# Start of Listed entries

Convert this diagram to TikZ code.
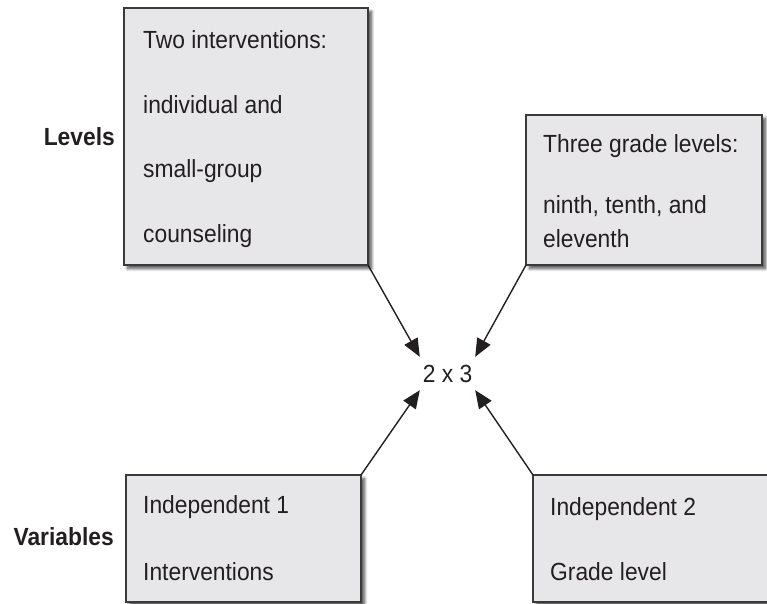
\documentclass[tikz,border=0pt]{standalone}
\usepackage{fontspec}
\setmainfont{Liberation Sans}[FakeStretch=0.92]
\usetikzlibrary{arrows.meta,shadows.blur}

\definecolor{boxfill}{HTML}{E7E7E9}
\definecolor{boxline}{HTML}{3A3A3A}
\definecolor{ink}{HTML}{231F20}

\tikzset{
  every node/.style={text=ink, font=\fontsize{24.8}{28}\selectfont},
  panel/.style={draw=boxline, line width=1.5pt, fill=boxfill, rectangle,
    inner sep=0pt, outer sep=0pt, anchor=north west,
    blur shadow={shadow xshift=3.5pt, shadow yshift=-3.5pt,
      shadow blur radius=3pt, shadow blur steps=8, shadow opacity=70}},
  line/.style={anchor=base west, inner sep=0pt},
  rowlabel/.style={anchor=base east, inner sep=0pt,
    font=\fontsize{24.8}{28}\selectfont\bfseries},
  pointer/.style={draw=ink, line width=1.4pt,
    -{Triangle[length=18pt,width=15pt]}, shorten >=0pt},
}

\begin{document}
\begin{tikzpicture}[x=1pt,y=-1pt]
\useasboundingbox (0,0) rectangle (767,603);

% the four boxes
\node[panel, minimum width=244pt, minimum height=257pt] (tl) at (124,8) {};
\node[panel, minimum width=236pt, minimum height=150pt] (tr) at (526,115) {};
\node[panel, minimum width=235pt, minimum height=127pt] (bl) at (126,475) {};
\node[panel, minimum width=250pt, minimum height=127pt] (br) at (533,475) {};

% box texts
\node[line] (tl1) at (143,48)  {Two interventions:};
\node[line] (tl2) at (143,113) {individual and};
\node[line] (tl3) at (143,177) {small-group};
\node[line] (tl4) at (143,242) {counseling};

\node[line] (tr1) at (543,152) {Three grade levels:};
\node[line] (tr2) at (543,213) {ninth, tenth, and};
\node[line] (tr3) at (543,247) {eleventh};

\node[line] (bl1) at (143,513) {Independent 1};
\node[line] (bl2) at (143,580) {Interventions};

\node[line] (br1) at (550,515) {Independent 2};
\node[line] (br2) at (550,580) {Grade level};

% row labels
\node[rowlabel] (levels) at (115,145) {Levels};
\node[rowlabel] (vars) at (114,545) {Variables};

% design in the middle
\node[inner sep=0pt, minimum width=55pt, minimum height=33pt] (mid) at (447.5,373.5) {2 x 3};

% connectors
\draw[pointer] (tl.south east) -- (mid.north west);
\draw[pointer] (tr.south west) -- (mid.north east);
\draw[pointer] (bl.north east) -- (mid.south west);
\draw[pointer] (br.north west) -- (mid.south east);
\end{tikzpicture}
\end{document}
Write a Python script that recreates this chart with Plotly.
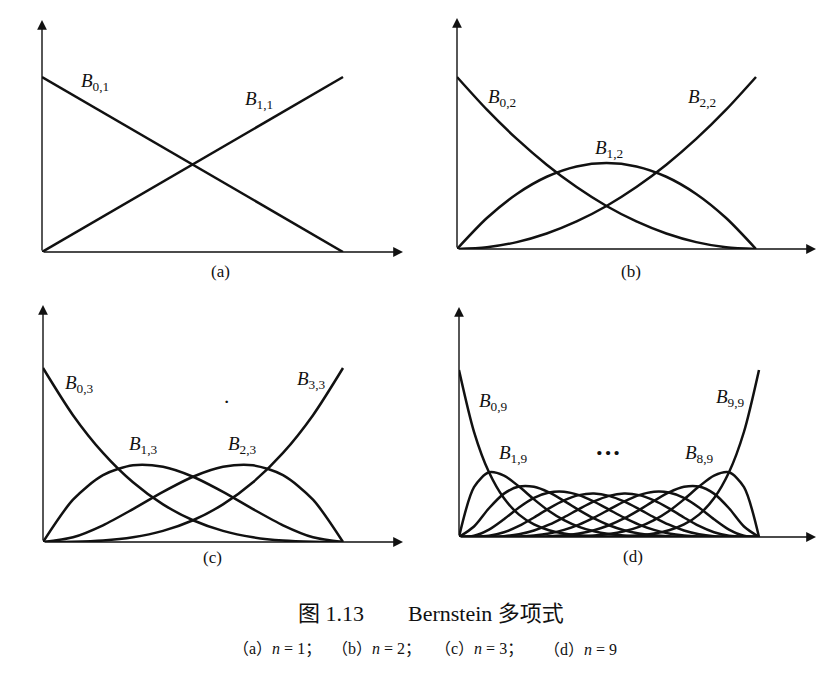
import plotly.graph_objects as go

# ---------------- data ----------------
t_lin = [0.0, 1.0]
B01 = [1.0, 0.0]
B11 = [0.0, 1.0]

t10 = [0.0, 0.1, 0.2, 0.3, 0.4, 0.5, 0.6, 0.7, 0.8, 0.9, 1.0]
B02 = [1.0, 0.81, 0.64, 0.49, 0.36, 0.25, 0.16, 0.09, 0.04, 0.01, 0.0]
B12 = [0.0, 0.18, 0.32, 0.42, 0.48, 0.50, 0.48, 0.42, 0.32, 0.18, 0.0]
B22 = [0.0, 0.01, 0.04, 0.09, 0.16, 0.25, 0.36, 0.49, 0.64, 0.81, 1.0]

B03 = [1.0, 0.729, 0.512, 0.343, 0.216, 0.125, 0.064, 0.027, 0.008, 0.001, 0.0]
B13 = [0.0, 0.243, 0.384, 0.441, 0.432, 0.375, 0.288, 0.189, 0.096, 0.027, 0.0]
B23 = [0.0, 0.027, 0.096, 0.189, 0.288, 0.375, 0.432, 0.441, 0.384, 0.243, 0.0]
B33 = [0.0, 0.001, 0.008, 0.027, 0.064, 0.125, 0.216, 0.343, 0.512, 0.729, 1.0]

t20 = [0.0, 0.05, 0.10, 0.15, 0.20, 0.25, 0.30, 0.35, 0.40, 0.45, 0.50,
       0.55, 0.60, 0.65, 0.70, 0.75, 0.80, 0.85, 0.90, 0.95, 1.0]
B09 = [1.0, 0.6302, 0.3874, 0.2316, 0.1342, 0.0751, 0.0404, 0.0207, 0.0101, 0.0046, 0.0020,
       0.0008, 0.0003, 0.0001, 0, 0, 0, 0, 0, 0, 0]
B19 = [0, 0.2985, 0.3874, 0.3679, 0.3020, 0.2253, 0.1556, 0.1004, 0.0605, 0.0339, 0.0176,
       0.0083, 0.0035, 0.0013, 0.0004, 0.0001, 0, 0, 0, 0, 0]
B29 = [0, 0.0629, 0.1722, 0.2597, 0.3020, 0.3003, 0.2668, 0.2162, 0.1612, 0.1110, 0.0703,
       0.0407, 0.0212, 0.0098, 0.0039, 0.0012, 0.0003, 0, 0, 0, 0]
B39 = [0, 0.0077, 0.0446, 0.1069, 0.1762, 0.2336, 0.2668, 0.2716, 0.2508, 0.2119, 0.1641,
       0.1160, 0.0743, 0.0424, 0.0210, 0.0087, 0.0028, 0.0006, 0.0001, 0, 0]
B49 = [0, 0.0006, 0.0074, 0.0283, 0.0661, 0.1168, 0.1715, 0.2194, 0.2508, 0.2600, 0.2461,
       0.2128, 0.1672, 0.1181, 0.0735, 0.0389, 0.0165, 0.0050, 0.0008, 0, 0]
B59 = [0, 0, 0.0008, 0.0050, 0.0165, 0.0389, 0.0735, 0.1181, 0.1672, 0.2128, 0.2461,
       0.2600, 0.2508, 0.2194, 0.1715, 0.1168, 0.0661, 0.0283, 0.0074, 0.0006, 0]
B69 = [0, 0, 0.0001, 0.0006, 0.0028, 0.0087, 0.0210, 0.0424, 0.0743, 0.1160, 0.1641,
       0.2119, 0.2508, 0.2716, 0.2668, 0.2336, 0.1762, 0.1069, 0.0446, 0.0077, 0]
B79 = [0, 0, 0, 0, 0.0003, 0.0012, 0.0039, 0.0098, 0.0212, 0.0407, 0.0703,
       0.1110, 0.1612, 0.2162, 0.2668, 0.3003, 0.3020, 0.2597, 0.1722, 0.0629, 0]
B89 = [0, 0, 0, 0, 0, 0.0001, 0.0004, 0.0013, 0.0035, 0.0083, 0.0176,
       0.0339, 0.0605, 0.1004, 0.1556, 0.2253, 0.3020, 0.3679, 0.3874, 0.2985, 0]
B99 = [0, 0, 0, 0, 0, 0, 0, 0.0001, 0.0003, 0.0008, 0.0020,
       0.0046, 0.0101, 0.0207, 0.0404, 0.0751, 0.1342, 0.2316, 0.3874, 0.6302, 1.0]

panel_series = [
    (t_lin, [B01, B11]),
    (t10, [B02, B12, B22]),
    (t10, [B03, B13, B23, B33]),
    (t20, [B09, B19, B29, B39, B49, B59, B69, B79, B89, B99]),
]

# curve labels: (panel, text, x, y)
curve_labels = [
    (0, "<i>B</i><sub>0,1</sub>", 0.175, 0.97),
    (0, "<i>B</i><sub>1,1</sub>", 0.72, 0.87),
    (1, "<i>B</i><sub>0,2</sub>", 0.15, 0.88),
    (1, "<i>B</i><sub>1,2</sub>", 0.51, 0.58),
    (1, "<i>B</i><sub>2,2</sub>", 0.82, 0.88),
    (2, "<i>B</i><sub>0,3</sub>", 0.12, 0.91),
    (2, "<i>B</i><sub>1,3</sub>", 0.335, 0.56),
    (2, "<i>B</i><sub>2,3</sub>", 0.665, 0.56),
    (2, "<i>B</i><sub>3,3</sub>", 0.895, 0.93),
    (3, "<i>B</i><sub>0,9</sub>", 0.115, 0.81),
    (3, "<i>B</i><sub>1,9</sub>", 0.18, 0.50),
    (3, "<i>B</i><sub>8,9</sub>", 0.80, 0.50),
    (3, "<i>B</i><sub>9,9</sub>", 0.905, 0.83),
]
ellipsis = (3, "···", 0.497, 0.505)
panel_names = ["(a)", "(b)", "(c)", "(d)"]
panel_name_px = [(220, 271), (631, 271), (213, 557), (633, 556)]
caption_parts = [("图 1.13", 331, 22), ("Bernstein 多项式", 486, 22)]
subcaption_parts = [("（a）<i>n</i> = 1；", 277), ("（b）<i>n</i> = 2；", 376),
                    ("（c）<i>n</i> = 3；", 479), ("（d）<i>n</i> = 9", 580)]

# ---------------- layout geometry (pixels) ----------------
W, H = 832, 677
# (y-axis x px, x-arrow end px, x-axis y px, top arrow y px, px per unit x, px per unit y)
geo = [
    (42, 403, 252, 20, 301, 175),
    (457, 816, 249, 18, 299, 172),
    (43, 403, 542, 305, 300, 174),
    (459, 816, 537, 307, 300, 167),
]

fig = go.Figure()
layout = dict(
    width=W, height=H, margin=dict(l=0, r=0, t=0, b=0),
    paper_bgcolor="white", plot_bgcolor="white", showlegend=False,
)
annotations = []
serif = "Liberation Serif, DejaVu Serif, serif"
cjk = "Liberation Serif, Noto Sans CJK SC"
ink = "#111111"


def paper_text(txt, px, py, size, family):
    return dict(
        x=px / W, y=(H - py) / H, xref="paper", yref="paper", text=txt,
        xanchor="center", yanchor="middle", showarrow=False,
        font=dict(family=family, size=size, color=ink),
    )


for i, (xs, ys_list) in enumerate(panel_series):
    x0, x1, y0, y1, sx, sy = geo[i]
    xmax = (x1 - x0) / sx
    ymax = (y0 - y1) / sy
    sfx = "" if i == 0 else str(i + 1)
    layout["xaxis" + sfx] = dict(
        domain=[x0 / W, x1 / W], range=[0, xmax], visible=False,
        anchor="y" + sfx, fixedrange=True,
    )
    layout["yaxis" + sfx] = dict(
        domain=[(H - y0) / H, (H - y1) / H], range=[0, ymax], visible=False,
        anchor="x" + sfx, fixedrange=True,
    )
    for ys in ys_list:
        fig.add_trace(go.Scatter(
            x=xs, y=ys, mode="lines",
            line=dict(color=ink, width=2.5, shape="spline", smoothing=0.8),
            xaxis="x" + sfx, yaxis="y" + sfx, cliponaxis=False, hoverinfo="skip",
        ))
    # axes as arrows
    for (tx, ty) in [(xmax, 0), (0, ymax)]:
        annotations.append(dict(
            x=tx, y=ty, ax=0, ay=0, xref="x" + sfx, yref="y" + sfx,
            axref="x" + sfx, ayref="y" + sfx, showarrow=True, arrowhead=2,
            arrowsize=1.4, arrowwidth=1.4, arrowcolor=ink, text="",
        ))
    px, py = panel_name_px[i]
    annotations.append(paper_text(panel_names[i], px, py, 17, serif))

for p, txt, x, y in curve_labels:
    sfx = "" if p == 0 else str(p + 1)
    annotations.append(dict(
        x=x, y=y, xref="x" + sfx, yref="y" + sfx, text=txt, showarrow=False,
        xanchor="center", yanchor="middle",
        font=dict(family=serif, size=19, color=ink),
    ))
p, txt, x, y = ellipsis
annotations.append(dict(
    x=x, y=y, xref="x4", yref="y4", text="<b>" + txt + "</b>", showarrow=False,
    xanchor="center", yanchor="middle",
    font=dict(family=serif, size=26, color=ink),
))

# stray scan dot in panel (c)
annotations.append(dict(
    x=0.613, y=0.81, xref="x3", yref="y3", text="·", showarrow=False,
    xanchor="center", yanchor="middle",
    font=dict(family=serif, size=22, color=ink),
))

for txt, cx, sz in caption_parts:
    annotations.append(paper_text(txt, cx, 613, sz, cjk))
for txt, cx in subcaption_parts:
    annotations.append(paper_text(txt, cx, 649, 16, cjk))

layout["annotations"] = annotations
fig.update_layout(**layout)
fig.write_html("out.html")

# End of Listed entries

Written instruction:
For the material, find the number of lines holding the word "this" and give that figure and nothing more.

Problem solution:
2